Google have integrated their Google Wallet service into the Gmail mobile app; this allows users to exchange money with anyone, even those without a Gmail account. The whole process is as easy as attaching a file to an email and can be completed in just a few taps. You don’t even need to have the Google Wallet app – first introduced in 2013 – installed on your phone.
Google have marketed their latest concept as a free and easy way to transfer money, much in the same way that you can reliably and safely share files and photos. The feature works by the user tapping the attachment icon and selecting whether they would like to send or request money; it’s that simple. So why did this straightforward system take so long to materialise?
Are Google playing catch-up with the competition?
Transferring money through the click of a button may be old news, with cash now rarely exchanging hands amongst the tech savvy, so could Google be playing catch-up following the release of their new Gmail feature?
With so many messaging services now offering users the option to send and request cash, it seems that Google was being left behind. Snapchat and Facebook have already jumped on the bandwagon in the US, while WeChat is rapidly taking China by storm, boasting over 700 million active users.

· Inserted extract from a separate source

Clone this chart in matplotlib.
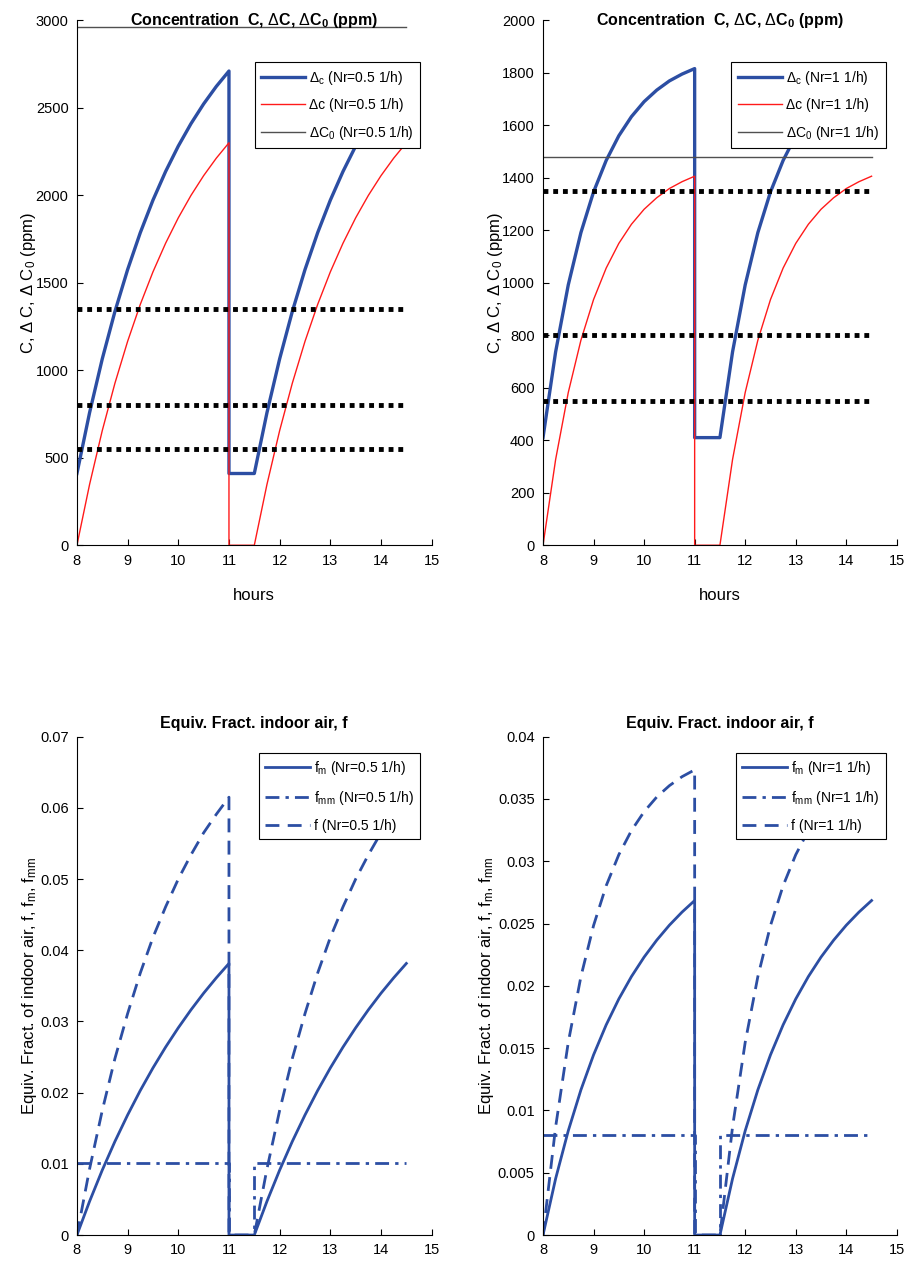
import matplotlib
matplotlib.use("Agg")
import matplotlib.pyplot as plt

plt.rcParams['font.family'] = ['Liberation Sans', 'DejaVu Sans']
plt.rcParams['mathtext.fontset'] = 'custom'
plt.rcParams['mathtext.rm'] = 'Liberation Sans'
plt.rcParams['mathtext.it'] = 'Liberation Sans'
plt.rcParams['mathtext.bf'] = 'Liberation Sans:bold'

# time axis: rise 8-11 h, break 11-11.5 h, rise 11.5-14.5 h
hours = [8.0, 8.25, 8.5, 8.75, 9.0, 9.25, 9.5, 9.75, 10.0, 10.25, 10.5, 10.75, 11.0,
         11.0,
         11.5, 11.75, 12.0, 12.25, 12.5, 12.75, 13.0, 13.25, 13.5, 13.75, 14.0, 14.25, 14.5]

# Nr = 0.5 1/h
C_05 = [410, 758, 1065, 1336, 1575, 1786, 1972, 2136, 2281, 2409, 2522, 2622, 2710,
        410,
        410, 758, 1065, 1336, 1575, 1786, 1972, 2136, 2281, 2409, 2522, 2622, 2710]
dC_05 = [0, 348, 655, 926, 1165, 1376, 1562, 1726, 1871, 1999, 2112, 2212, 2300,
         0,
         0, 348, 655, 926, 1165, 1376, 1562, 1726, 1871, 1999, 2112, 2212, 2300]
dC0_05 = 2960

# Nr = 1 1/h
C_1 = [410, 737, 992, 1191, 1346, 1466, 1560, 1633, 1690, 1734, 1769, 1795, 1816,
       410,
       410, 737, 992, 1191, 1346, 1466, 1560, 1633, 1690, 1734, 1769, 1795, 1816]
dC_1 = [0, 327, 582, 781, 936, 1056, 1150, 1223, 1280, 1324, 1359, 1385, 1406,
        0,
        0, 327, 582, 781, 936, 1056, 1150, 1223, 1280, 1324, 1359, 1385, 1406]
dC0_1 = 1480

limits = [1350, 800, 550]
x_span = [8, 14.5]

# equivalent fraction of indoor air
f_05 = [0, 0.0093, 0.0175, 0.0248, 0.0311, 0.0368, 0.0418, 0.0461, 0.0500, 0.0534, 0.0565, 0.0591, 0.0615,
        0,
        0, 0.0093, 0.0175, 0.0248, 0.0311, 0.0368, 0.0418, 0.0461, 0.0500, 0.0534, 0.0565, 0.0591, 0.0615]
fm_05 = [0, 0.00474, 0.00912, 0.01315, 0.01686, 0.0203, 0.02347, 0.0264, 0.02911, 0.03163, 0.03397, 0.03613, 0.03815,
         0,
         0, 0.00474, 0.00912, 0.01315, 0.01686, 0.0203, 0.02347, 0.0264, 0.02911, 0.03163, 0.03397, 0.03613, 0.03815]
fmm_hours = [8, 11, 11, 11.5, 11.5, 14.5]
fmm_05 = [0.0101, 0.0101, 0, 0, 0.0101, 0.0101]

f_1 = [0, 0.00869, 0.01547, 0.02074, 0.02484, 0.02804, 0.03053, 0.03247, 0.03398, 0.03516, 0.03607, 0.03679, 0.03734,
       0,
       0, 0.00869, 0.01547, 0.02074, 0.02484, 0.02804, 0.03053, 0.03247, 0.03398, 0.03516, 0.03607, 0.03679, 0.03734]
fm_1 = [0, 0.00453, 0.00837, 0.01165, 0.01446, 0.01687, 0.01895, 0.02075, 0.02231, 0.02367, 0.02487, 0.02592, 0.02685,
        0,
        0, 0.00453, 0.00837, 0.01165, 0.01446, 0.01687, 0.01895, 0.02075, 0.02231, 0.02367, 0.02487, 0.02592, 0.02685]
fmm_1 = [0.008, 0.008, 0, 0, 0.008, 0.008]

blue = '#2c4ea3'
red = '#ff1a1a'
gray = '#505050'
dash = (0, (5, 3))
dashdot = (0, (5, 2.2, 1.2, 2.2))

fig = plt.figure(figsize=(9.05, 12.68), dpi=100)
ax1 = fig.add_axes([0.085, 0.570, 0.392, 0.414])
ax2 = fig.add_axes([0.600, 0.570, 0.391, 0.414])
ax3 = fig.add_axes([0.085, 0.026, 0.392, 0.393])
ax4 = fig.add_axes([0.600, 0.026, 0.391, 0.393])


def style(ax):
    ax.spines['top'].set_visible(False)
    ax.spines['right'].set_visible(False)
    ax.tick_params(direction='in', labelsize=10.5, length=4, width=0.8, pad=6)
    ax.set_xlim(8, 15)
    ax.set_xticks(range(8, 16))


def add_legend(ax, top):
    leg = ax.legend(loc='upper right', bbox_to_anchor=(0.968, top), fontsize=10,
                    handlelength=3.2, fancybox=False, framealpha=1,
                    edgecolor='black', borderpad=0.45, labelspacing=0.85,
                    handletextpad=0.3, borderaxespad=0)
    leg.get_frame().set_linewidth(0.8)


def conc_panel(ax, C, dC, dC0, nr, ymax, ystep):
    ax.plot(hours, C, color=blue, lw=2.4, label=r'$\Delta_{c}$' + f' (Nr={nr} 1/h)')
    ax.plot(hours, dC, color=red, lw=1.0, label=f'\u0394c (Nr={nr} 1/h)')
    ax.plot(x_span, [dC0, dC0], color=gray, lw=1.0, label=r'$\Delta$C$_0$' + f' (Nr={nr} 1/h)')
    for lim in limits:
        ax.plot(x_span, [lim, lim], color='black', lw=3.5, linestyle=(0, (1, 1)))
    style(ax)
    ax.set_ylim(0, ymax)
    ax.set_yticks(range(0, ymax + 1, ystep))
    ax.set_xlabel('hours', fontsize=12, labelpad=15)
    ax.set_ylabel(r'C, $\Delta$ C, $\Delta$ C$_0$ (ppm)', fontsize=12, labelpad=-2)
    ax.set_title(r'Concentration  C, $\Delta$C, $\Delta$C$_{\mathbf{0}}$ (ppm)',
                 fontsize=11.5, fontweight='bold', y=0.991, pad=0)
    add_legend(ax, 0.92)


def frac_panel(ax, f, fm, fmm, nr, ymax, ystep, decimals):
    ax.plot(hours, fm, color=blue, lw=2.0, label=r'f$_m$' + f' (Nr={nr} 1/h)')
    ax.plot(fmm_hours, fmm, color=blue, lw=2.0, linestyle=dashdot,
            label=r'f$_{mm}$' + f' (Nr={nr} 1/h)')
    ax.plot(hours, f, color=blue, lw=2.0, linestyle=dash, label=f'f (Nr={nr} 1/h)')
    style(ax)
    ax.set_ylim(0, ymax)
    ticks = [i * ystep for i in range(int(round(ymax / ystep)) + 1)]
    ax.set_yticks(ticks)
    ax.set_yticklabels(['0'] + [f'{t:.{decimals}f}'.rstrip('0') for t in ticks[1:]])
    ax.set_ylabel(r'Equiv. Fract. of indoor air, f, f$_m$, f$_{mm}$', fontsize=12, labelpad=1)
    ax.set_title('Equiv. Fract. indoor air, f', fontsize=11.5, fontweight='bold')
    add_legend(ax, 0.968)


conc_panel(ax1, C_05, dC_05, dC0_05, '0.5', 3000, 500)
conc_panel(ax2, C_1, dC_1, dC0_1, '1', 2000, 200)
frac_panel(ax3, f_05, fm_05, fmm_05, '0.5', 0.07, 0.01, 2)
frac_panel(ax4, f_1, fm_1, fmm_1, '1', 0.04, 0.005, 3)

plt.savefig('out.png', dpi=100)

The level of competition only intensifies when you consider that the likes of PayPal, Venmo and Square Cash are also available, albeit without the messaging capabilities.
It seems that Google’s goal is to encourage Gmail users to exchange money quickly and easily within the confines of the app, whether that be splitting a bill at a restaurant or planning a trip with friends. Having already cornered the email app market, leaving the likes of Yahoo, Microsoft and AOL for dead, Google will hope this latest release, currently available in the US on web and android devices, catches on, even if they have arrived a little late to the party.